Phytoclasts as Indicators of Thermal Metamorphism, Franciscan Assemblage and Great Valley Sequence (Upper Mesozoic), California

Abstract
Grains of clastic organic matter similar to coal occur scattered among the mineral grains in most shale and sandstone; they are called phytoclasts because many of them have relict plant structures. The phytoclasts that have been least altered in a given sample can be used to determine the degree of metamorphism of the host rock. As the rank of phytoclasts increases after burial—mainly in response to temperature increase—rank can be used to indicate past rock temperature in the range of about 80° to 200°C for exposure times longer than those associated with contact metamorphism. The proportions of different phytoclasts vary greatly in different samples, making bulk chemical analysis unreliable for determining rank. Optical properties of phytoclasts can be used as parameters of rank, and measurement of reflectance of polished grain mounts under the microscope is the technique applicable to the greatest variety of samples and best suited to selection of the least altered grains in a sample. Reflectance of phytoclasts from drill-hole cores, the duration of phytoclast burial in the host rocks, and the present-day temperatures of the rocks are used to construct a rank-time-temperature model of organic metamorphism. The model is used for the Great Valley sequence and Franciscan assemblage, thick upper Mesozoic strata in California. Reflectance of phytoclasts from rocks of the Great Valley sequence that are now exposed increases with interpreted former burial depth, but the deduced past temperature gradient was unusually low, about 5°C per km (0.17°C per 100 ft).
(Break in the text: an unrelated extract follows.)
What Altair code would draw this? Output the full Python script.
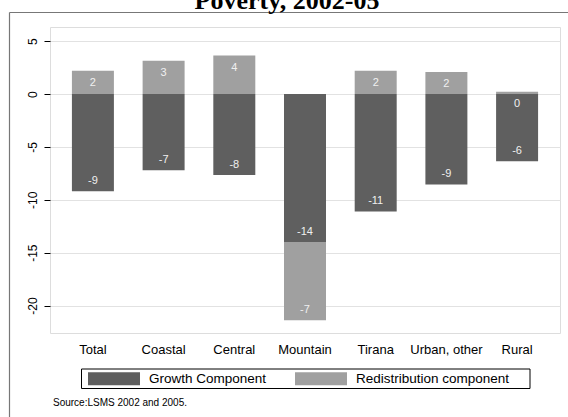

This low gradient value also appears to apply to the Franciscan assemblage where it is in thrust contact underneath the Great Valley strata. The past temperature, thermal gradient, and burial depth of Franciscan rocks, interpreted from the gradient of phytoclast alteration, corroborate studies of mineral paragenesis in these rocks, which are in the zeolite and blueschist metamorphic facies. The former low thermal gradient and the structural position of these strata support the concept of crustal tectonics in which the Franciscan assemblage moved under coeval Great Valley sediments, and both subsequently rose rapidly and were dissected by erosion.